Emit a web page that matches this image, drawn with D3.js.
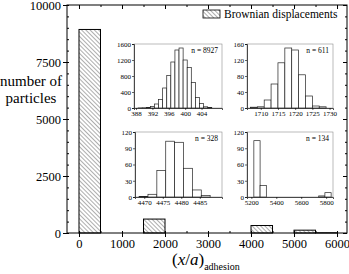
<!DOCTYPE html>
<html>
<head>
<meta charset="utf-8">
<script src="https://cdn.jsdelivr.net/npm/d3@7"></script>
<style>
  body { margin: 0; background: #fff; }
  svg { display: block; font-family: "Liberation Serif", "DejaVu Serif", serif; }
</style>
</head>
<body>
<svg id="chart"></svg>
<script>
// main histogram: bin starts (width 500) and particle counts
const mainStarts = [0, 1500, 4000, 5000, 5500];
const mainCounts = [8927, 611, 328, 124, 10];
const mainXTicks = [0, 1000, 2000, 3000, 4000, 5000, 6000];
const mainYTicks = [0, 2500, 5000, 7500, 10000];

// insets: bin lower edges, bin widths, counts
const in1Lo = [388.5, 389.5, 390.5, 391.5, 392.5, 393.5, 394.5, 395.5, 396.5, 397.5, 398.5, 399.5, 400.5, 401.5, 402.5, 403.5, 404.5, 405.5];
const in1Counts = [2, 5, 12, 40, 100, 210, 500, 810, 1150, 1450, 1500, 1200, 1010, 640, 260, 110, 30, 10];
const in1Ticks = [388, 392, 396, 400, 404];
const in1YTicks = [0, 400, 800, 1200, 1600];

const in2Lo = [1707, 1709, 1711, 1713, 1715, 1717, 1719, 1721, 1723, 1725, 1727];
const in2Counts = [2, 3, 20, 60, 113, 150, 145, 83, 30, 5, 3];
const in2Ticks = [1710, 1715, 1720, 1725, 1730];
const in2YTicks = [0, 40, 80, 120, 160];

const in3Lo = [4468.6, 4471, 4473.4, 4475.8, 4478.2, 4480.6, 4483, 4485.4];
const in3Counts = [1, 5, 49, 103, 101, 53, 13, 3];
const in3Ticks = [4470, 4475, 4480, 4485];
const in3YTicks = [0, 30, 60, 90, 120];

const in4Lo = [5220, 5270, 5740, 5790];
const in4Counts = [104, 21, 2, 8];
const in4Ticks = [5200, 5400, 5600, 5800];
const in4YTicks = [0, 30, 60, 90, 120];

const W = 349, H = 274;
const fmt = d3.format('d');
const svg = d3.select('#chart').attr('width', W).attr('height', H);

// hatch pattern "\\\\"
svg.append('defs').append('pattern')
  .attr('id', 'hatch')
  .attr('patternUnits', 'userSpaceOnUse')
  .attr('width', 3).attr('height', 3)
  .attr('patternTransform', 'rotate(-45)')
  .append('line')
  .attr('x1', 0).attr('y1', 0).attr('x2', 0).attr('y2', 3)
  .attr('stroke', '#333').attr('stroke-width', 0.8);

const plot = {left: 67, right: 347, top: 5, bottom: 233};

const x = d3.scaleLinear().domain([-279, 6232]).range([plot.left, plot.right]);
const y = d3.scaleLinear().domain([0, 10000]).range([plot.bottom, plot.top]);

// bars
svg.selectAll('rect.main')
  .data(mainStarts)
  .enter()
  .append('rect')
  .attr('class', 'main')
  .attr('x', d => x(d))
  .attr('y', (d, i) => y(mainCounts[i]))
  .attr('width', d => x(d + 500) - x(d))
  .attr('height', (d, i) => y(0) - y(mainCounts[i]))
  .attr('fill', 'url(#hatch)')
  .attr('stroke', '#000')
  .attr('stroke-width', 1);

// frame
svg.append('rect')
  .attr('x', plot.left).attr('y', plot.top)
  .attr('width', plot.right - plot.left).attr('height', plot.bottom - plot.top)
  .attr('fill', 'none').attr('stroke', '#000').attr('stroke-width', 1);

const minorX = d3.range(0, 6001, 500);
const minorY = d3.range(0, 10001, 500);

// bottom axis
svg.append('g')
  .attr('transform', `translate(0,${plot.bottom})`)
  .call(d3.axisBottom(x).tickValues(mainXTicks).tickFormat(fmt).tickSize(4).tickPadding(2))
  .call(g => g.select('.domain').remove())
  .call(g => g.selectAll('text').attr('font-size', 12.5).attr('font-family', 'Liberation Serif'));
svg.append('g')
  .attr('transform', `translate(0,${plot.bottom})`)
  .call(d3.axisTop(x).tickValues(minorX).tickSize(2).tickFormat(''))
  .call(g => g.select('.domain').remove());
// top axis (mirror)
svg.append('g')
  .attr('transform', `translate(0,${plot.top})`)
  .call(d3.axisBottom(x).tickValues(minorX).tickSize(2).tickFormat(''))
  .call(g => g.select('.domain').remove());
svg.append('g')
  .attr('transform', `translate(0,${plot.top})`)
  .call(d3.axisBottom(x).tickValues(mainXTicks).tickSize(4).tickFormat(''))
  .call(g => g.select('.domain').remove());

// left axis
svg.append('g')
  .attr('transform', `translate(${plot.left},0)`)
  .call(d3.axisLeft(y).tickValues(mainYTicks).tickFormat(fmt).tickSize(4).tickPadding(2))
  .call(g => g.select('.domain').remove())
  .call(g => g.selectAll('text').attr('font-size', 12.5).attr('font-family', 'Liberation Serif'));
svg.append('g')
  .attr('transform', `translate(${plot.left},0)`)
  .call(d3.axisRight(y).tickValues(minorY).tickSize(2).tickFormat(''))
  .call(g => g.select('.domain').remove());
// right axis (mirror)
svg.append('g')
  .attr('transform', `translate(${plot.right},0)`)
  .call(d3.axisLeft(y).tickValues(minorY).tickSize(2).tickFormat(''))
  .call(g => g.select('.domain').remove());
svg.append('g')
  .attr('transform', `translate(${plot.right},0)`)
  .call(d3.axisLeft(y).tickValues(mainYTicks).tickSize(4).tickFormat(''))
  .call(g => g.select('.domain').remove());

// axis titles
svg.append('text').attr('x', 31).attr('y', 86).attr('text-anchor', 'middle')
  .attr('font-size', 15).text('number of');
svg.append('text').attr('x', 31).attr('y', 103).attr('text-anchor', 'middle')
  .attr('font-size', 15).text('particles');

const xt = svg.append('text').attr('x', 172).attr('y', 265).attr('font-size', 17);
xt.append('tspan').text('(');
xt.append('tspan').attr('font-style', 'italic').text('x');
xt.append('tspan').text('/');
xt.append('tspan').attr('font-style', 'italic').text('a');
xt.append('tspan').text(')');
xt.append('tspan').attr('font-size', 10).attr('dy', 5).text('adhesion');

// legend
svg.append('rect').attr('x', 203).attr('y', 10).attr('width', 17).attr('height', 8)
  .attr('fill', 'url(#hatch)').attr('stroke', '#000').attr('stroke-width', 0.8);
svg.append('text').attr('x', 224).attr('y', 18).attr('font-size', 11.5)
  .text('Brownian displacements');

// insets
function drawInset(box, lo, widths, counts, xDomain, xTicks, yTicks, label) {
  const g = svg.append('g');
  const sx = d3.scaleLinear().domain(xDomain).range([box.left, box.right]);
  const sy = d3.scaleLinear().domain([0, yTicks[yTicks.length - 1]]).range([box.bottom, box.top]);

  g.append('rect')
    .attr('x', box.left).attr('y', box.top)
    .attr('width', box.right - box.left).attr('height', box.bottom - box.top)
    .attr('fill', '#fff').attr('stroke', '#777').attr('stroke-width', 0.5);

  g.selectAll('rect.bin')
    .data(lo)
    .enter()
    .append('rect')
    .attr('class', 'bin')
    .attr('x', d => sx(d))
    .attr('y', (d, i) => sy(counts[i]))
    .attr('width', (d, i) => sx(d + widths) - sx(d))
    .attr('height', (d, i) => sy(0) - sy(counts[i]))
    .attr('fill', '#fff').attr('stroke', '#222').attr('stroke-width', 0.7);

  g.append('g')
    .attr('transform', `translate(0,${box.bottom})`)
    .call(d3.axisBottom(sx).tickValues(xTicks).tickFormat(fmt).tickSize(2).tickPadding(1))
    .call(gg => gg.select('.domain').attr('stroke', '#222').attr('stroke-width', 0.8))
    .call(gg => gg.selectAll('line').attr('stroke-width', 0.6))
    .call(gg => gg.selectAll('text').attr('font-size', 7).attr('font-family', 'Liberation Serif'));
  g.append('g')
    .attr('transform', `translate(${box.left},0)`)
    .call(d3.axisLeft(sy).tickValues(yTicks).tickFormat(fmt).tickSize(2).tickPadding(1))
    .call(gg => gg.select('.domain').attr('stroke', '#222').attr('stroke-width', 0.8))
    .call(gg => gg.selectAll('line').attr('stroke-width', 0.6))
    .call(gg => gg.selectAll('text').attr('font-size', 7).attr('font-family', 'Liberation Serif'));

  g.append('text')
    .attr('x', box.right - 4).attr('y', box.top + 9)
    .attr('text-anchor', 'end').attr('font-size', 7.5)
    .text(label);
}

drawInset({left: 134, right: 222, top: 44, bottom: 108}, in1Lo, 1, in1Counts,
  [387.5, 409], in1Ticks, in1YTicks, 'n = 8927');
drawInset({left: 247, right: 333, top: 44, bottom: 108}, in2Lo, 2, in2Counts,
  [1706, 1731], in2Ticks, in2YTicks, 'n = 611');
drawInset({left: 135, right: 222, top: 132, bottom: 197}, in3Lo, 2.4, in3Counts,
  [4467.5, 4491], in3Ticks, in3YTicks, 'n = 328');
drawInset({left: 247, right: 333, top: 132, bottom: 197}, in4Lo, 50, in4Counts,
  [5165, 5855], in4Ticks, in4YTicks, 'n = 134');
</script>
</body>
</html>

* GIVEN EXERCISE *
Quote, please, every line of the material above from its start through the line that has "const mainYTicks = [0, 2500, 5000, 7500, 10000];", reproducing the words exactly and dropping any images.

* EXPECTED ANSWER *
Emit a web page that matches this image, drawn with D3.js.
<!DOCTYPE html>
<html>
<head>
<meta charset="utf-8">
<script src="https://cdn.jsdelivr.net/npm/d3@7"></script>
<style>
  body { margin: 0; background: #fff; }
  svg { display: block; font-family: "Liberation Serif", "DejaVu Serif", serif; }
</style>
</head>
<body>
<svg id="chart"></svg>
<script>
// main histogram: bin starts (width 500) and particle counts
const mainStarts = [0, 1500, 4000, 5000, 5500];
const mainCounts = [8927, 611, 328, 124, 10];
const mainXTicks = [0, 1000, 2000, 3000, 4000, 5000, 6000];
const mainYTicks = [0, 2500, 5000, 7500, 10000];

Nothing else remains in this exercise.